What the exercise asks
Everything from the first line of the data below through the line that contains "import plotly.graph_objects as go" should be written out exactly, please, and nothing more; the pictures stay out.

Source data
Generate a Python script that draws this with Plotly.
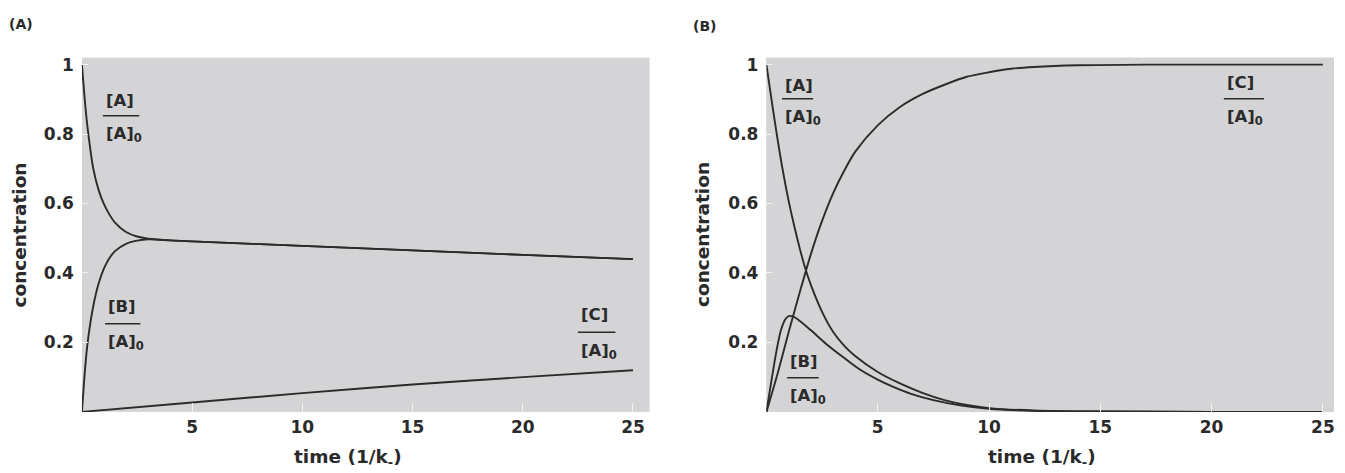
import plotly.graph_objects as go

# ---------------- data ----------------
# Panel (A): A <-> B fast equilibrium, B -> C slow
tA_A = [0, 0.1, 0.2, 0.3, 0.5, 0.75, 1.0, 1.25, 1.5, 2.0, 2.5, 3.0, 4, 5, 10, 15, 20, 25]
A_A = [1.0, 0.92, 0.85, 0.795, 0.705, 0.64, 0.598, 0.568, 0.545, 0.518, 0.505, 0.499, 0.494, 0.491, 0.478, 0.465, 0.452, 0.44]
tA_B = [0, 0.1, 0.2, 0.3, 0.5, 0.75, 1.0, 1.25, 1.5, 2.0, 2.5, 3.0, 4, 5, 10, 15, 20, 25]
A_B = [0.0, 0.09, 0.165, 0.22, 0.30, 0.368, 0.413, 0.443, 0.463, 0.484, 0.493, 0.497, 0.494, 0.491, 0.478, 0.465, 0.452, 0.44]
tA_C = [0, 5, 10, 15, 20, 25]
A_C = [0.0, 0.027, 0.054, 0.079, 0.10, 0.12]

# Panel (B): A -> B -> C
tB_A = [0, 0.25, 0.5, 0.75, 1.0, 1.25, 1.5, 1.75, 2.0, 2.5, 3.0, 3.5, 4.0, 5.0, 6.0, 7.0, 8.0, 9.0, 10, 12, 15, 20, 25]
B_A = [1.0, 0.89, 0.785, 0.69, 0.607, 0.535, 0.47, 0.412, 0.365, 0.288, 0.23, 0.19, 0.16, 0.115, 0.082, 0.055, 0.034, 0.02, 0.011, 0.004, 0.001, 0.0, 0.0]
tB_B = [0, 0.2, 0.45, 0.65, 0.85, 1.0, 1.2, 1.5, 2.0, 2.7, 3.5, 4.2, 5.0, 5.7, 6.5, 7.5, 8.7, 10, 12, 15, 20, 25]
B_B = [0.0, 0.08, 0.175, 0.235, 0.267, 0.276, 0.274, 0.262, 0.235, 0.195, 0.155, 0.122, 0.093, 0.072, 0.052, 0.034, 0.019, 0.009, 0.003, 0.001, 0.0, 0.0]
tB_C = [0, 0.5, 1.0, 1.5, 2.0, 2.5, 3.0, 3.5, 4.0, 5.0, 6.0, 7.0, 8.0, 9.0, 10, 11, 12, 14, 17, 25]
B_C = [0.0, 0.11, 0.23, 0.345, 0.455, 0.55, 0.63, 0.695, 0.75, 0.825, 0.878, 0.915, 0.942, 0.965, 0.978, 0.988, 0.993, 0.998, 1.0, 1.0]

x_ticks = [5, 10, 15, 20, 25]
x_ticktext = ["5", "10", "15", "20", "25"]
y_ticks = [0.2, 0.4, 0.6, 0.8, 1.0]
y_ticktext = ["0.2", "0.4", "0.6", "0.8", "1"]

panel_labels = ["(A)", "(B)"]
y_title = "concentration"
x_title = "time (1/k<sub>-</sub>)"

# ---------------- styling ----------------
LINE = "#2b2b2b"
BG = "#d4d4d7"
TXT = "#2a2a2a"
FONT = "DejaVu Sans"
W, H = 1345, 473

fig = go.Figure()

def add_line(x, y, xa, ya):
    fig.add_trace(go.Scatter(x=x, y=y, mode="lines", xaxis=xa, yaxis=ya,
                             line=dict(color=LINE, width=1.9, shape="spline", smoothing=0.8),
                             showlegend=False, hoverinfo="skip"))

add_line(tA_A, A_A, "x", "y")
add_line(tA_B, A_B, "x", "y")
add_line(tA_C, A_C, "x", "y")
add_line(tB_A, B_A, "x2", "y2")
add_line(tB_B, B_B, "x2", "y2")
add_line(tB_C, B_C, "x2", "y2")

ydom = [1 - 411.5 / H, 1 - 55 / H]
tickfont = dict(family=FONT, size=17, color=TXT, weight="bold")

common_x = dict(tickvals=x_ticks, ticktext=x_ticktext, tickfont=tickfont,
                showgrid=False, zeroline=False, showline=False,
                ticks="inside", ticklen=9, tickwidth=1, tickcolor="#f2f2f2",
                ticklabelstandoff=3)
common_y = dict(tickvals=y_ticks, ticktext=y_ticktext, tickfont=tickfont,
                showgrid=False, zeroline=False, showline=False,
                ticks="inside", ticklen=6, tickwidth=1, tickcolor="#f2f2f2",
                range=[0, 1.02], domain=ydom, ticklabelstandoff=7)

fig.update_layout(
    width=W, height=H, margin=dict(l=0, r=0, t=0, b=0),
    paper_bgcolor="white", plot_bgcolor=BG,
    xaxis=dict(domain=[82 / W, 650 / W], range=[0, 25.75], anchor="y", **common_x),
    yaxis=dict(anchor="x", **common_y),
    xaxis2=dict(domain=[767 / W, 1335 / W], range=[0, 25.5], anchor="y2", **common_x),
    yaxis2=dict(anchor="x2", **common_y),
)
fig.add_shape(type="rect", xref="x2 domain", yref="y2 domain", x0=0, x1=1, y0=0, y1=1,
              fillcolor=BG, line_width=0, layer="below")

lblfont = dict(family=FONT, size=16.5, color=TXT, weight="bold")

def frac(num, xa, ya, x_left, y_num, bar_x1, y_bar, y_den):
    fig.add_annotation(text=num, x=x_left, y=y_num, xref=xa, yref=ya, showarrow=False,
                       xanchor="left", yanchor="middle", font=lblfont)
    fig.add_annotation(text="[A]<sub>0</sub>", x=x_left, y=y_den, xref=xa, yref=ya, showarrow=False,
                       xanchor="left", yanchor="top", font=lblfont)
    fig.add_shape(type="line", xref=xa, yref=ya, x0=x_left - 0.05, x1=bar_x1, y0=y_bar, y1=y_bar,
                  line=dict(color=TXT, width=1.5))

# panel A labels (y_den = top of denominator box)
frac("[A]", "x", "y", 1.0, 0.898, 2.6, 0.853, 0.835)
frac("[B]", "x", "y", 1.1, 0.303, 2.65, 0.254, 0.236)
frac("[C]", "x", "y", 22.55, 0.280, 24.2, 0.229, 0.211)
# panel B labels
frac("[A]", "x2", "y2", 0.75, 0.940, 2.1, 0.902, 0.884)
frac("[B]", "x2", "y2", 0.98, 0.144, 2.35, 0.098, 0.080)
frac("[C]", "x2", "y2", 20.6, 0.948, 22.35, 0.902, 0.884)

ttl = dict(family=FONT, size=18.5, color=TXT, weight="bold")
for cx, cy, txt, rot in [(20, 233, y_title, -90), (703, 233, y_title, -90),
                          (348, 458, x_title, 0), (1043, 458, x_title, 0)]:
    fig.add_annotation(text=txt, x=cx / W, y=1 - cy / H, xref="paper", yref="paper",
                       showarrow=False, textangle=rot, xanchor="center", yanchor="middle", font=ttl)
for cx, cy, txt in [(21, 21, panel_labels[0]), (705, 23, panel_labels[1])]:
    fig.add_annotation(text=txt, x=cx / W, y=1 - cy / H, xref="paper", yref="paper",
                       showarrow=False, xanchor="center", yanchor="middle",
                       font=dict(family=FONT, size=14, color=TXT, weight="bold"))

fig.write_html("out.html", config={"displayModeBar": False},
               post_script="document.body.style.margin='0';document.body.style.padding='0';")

Response to the task
Generate a Python script that draws this with Plotly.
import plotly.graph_objects as go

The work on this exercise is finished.